The present government is striving to improve its citizens’ quality of life and economic well-being by ensuring availability of accessible, affordable, reliable, universal and high-quality Information and Telecommunications Technology (ICT) services. It believes in mass adoption of emerging digital technologies and innovative applications to enable cross-sector socio-economic development and transformation of economic activities, governance models, social interaction, and achievement of sustainable development goals. It was in this backdrop that Digital Pakistan Policy was announced. The aim is to make Pakistan more digitally inclusive and use technology for the greater public good. Based on five strategic pillars (which include access and connectivity, digital infrastructure, e-government, digital skilling and literacy, innovation and entrepreneurship), the initiative marks a milestone in the journey towards creating a digital ecosystem. Key policy objectives are as under:
- Holistic digital strategy
- Sectoral digitalization
- Enhancement in current market size of electronic and mobile commerce
- Youth/Women/Girls’ empowerment
- Promotion of innovation, entrepreneurship, start ups and incubators in IT sector
- Increase in IT exports and remittances
- Improvement in ICT ranking of Pakistan
- Digital inclusion through development if IT zones, technology parks and telecenters
- Increase foreign and domestic investment
- Reduction in barriers for disabled persons
- Coordination and support of standardization efforts
One of the main elements of this strategy is to increase the digital capacity. A few important projects worth over Rs160 billion to help Pakistan transition to a knowledge economy have been initiated that are in different phases of approval, in respective ministries and the Planning Commission. They cover key areas like Artificial Intelligence and Allied Technologies, modern materials, and biotechnology. Several proposed policy interventions for ease of doing business, establishment of a venture fund ‘Jiddat’, startup & R&D grants, incubators on the model of Plan-9 in different regions close to key industries of Pakistan for promoting meaningful entrepreneurship and innovation, establishment of a university and centers of excellence in key areas of technology are being implemented. These programs are meant to create a digital Pakistan and to create a strong ‘Made in Pakistan’ brand. An immediate success of this initiative has been the huge impact on tax collections which has already resulted in over Rs. 65 billion of additional revenue through mathematical algorithms developed by NADRA to identify low tax filers or non-tax filers.
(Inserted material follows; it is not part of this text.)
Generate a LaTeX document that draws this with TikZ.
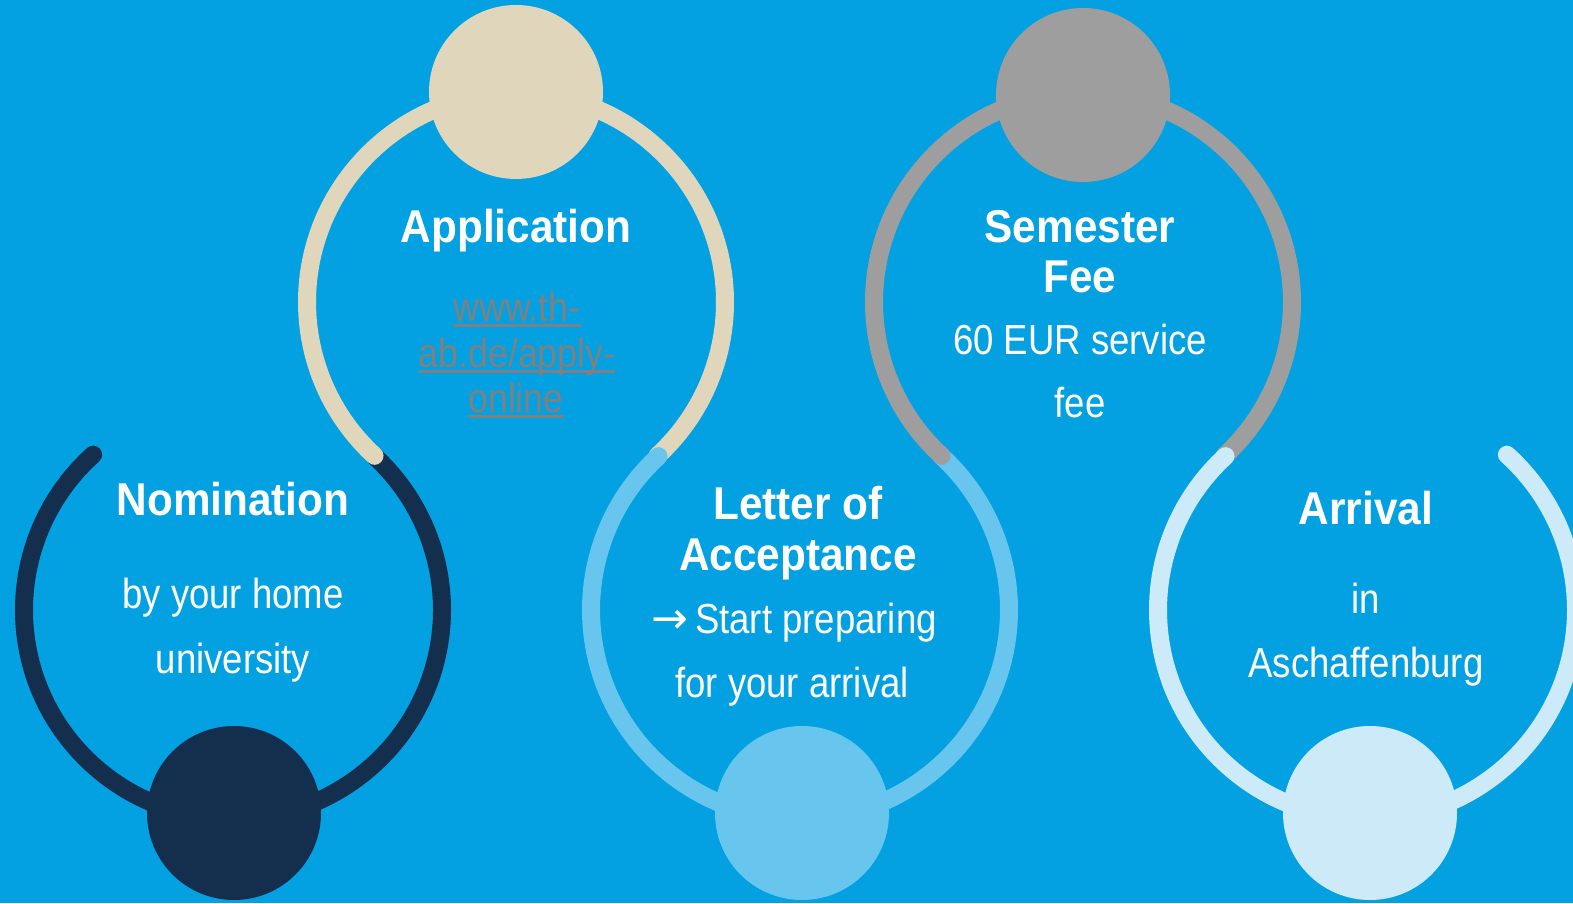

As Pakistan is committing itself to the attainment of Sustainable Development Goals 2030, digital technology has great potential to help Pakistan deliver these goals. Technology, if leveraged positively, can help achieve the benchmarks, which include ending poverty, hunger, and ensuring quality education, peace and justice and access to safe drinking water by 2030 (among others) to enable it to join the league of upper-middle-class countries. The smartphone, one of the symbolic technologies of digitalization, has already contributed greatly to achievements in the social and economic sphere. It has enabled improved access to information, more reliable communication, effective data collection in rural healthcare; it has facilitated banking in remote areas, and much more. Therefore, further digitalization of services can offer equal opportunities to the underprivileged sections of society for participation in the economy. For a developing nation like Pakistan, ICT specifically can drive the attainment of these goals by providing access to populations that have been deprived.